Murphy USA closed down 1.3% at $69.97 on Friday, within a 52-week range of $47.73 to $71.10 and versus a consensus price target of $77.00.
Royal Dutch Shell
Royal Dutch Shell PLC (NYSE: RDS-A) was raised to Buy from Hold with a $64.00 price target (versus a $51.61 close) at Evercore ISI. It has a 52-week range of $35.80 to $59.98. Another reiterated Overweight call from UBS came on June 8, saying:
Simply put, if the dividend is sustainable then the shares, which currently imply close to a 7.5% yield, are materially undervalued. All of our analysis supports the thesis that the management has enough levers to pull in terms of disposals, capex and opex in order to respond to a lower oil price environment to both reduce debt and maintain the existing dividend.
Sempra Energy
Sempra Energy (NYSE: SRE) was downgraded to Neutral and removed from the Conviction Buy list at Goldman Sachs on Monday, June 6. Sempra closed up 2.5% at $109.46 on the prior Friday and hit a 52-week high of $109.90. This may be a readjustment of an old price target, but Goldman Sachs did note some near-term earnings pressure. It was in June of 2015 that Sempra was added to the Conviction Buy list, when shares were about $1,000 on a dividend-adjusted basis.

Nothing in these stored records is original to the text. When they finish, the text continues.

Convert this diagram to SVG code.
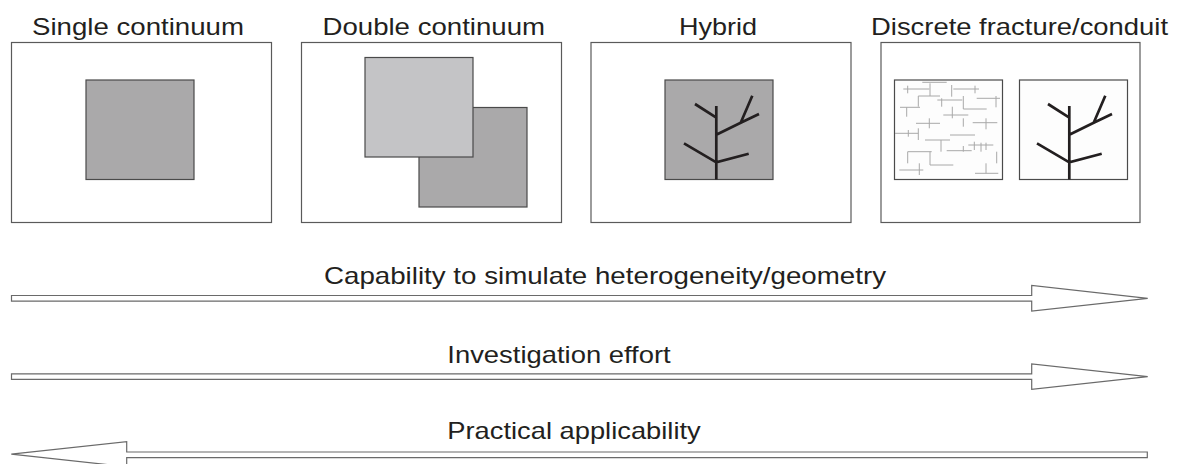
<svg xmlns="http://www.w3.org/2000/svg" width="1178" height="464" viewBox="0 0 1178 464">
<style>
.frame{fill:#fff;stroke:#5a5a5a;stroke-width:1.2}
.dark{fill:#aaa9aa;stroke:#4a4a4a;stroke-width:1.2}
.light{fill:#c4c4c6;stroke:#4a4a4a;stroke-width:1.2}
.white{fill:#fdfdfd;stroke:#4a4a4a;stroke-width:1.2}
.tree{fill:none;stroke:#231f20;stroke-width:2.7;stroke-linecap:butt}
.frac{stroke:#a8a8a8;stroke-width:1;fill:none}
.lbl{font-family:"Liberation Sans",Arial,sans-serif;font-size:24px;fill:#231f20}
.arrow{fill:#fff;stroke:#6a6a6a;stroke-width:1.2;stroke-linejoin:miter}
</style>
<defs>
<g id="treeShape">
<path class="tree" d="M0,106V179.5 M-21.3,104L0,117.7 M0,134.7L24.4,122.7L42.7,114 M24.4,122.7L36,95.7 M-32.3,143.3L0,162.3L32.4,153.7"/>
</g>
</defs>

<g id="single">
<rect class="frame" x="11.5" y="42.5" width="260" height="180"/>
<rect class="dark" x="86" y="80" width="108" height="99.5"/>
<text class="lbl" x="32" y="35" textLength="212" lengthAdjust="spacingAndGlyphs">Single continuum</text>
</g>

<g id="double">
<rect class="frame" x="301.5" y="42.5" width="260" height="180"/>
<rect class="dark" x="419" y="107.5" width="108" height="99.5"/>
<rect class="light" x="365" y="57.5" width="108" height="99.5"/>
<text class="lbl" x="322.5" y="35" textLength="222.5" lengthAdjust="spacingAndGlyphs">Double continuum</text>
</g>

<g id="hybrid">
<rect class="frame" x="591" y="42.5" width="260" height="180"/>
<rect class="dark" x="665" y="80" width="108" height="99.5"/>
<use href="#treeShape" transform="translate(716.3,0)"/>
<text class="lbl" x="679" y="35" textLength="78" lengthAdjust="spacingAndGlyphs">Hybrid</text>
</g>

<g id="discrete">
<rect class="frame" x="881" y="42.5" width="259" height="180"/>
<rect class="white" x="894.5" y="80" width="108" height="99.5"/>
<g class="frac">
<path d="M922.3,82.3H946.7 M903.3,89H929.3 M907.7,85.7V93.3 M930,83.3V96 M951.7,85V96.7 M953.3,89H979 M975,85.7V93.3 M918.3,96H940 M918.3,96V106.7 M937.3,100H962.3 M941.7,98.3V106.7 M963.3,96V109H986.7 M976.7,98.3H1000 M996,96V107.3 M900,107.3H920 M906.7,107.3V116.7 M952.3,106.7V118.3 M943.3,115H968.3 M929.3,118.3V128.3 M916,123.3H940 M963.3,118.3V126.7 M972.7,122.7H997.3 M986,118.3V129.3 M895,133.3H918.3 M908.3,130V136.7 M918.3,128.3V140 M950,135H975 M925,140H950 M941,140V151.7 M946.7,150.7H971.7 M963.3,146V151.7 M968.3,145H993.3 M974.3,141.7V150 M981,142.7V151.7 M986,142.7V150 M907.7,151.7H931.7 M907.7,151.7V163.3 M930,151.7V165H953.3 M996.7,151.7V163.3 M899.3,170H923.3 M919.3,163.3V175 M975,173.3H998.3 M986,163.3V173.3"/>
</g>
<rect class="white" x="1019.5" y="80" width="108" height="99.5"/>
<use href="#treeShape" transform="translate(1069.3,0)"/>
<text class="lbl" x="871" y="35" textLength="297" lengthAdjust="spacingAndGlyphs">Discrete fracture/conduit</text>
</g>

<g id="connectors">
<path class="arrow" d="M11.5,295.5H1031.7V285.5L1147.7,298.3L1031.7,311V301.2H11.5Z"/>
<path class="arrow" d="M11.5,373.8H1031.7V363.8L1147.7,376.7L1031.7,389.4V379.4H11.5Z"/>
<path class="arrow" d="M1147.3,452H126.7V441.7L11.3,454.2L126.7,466.7V457.6H1147.3Z"/>
</g>

<g id="labels">
<text class="lbl" x="324" y="284.3" textLength="562" lengthAdjust="spacingAndGlyphs">Capability to simulate heterogeneity/geometry</text>
<text class="lbl" x="447.3" y="363.3" textLength="223.4" lengthAdjust="spacingAndGlyphs">Investigation effort</text>
<text class="lbl" x="447.3" y="439.3" textLength="253.4" lengthAdjust="spacingAndGlyphs">Practical applicability</text>
</g>
</svg>
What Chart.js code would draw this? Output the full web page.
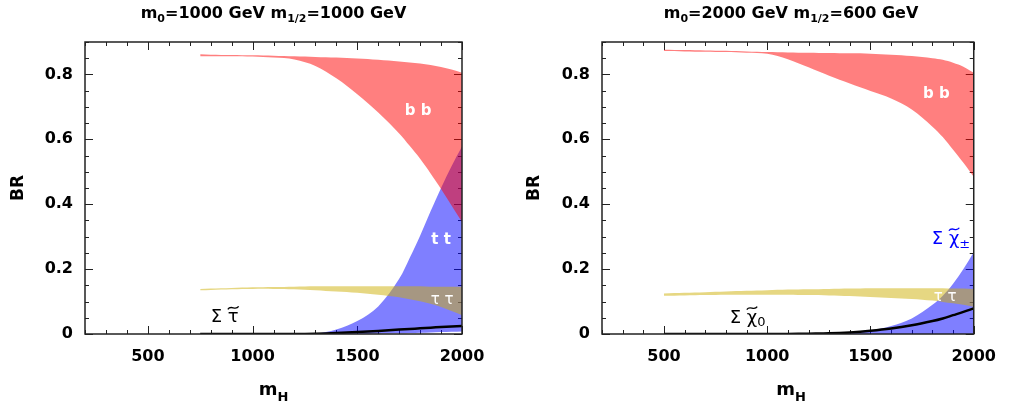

Sempra Energy shares closed out the week at $109.27. Its consensus price target is $113.73, and it has a 52-week range of $86.72 to $110.27. Its market cap is still over $27 billion.
Weatherford International
Weatherford International PLC (NYSE: WFT) generated several calls after a, upsized $1.5 billion debt raise this past week. The stock was raised to Overweight from Equal Weight and the price target was raised to $8 from $7 at Barclays (versus a $6.12 close). It was maintained also as Buy at Jefferies, but the firm lowered its price target to $8 from $9. Goldman Sachs raised its rating to Buy from Neutral and raised its price target to $9.75 from $8.00.
Weatherford shares ended the week with a 2.7% drop on Friday to $6.58. Its consensus target price is $7.93, and it has a 52-week range of $4.71 to $14.09. Its market cap is now just under $6 billion.
Williams Partners
Williams Partners L.P. (NYSE: WPZ) was reiterated as Buy at Merrill Lynch, but the price objective was raised to $37 from $28 (versus a $34.93 close). The firm said the 2016 capital plan appears fair, but focus remains on execution. Williams Partners still screens as having close to a 10% yield-equivalent. The firm’s investment rationale said:
We see WPZ’s current valuation as balanced. The WPZ has tremendous scale and see opportunities within its interstate natural gas pipeline business and natural gas G&P services in basins like the Marcellus and Utica. We see potential synergies and growth opportunities associated with the ETE/WMB deal, if it closes. But we see execution and volume risk near-term and prefer to wait and see the contribution from WPZ’s larger projects before becoming more constructive on WPZ’s valuation.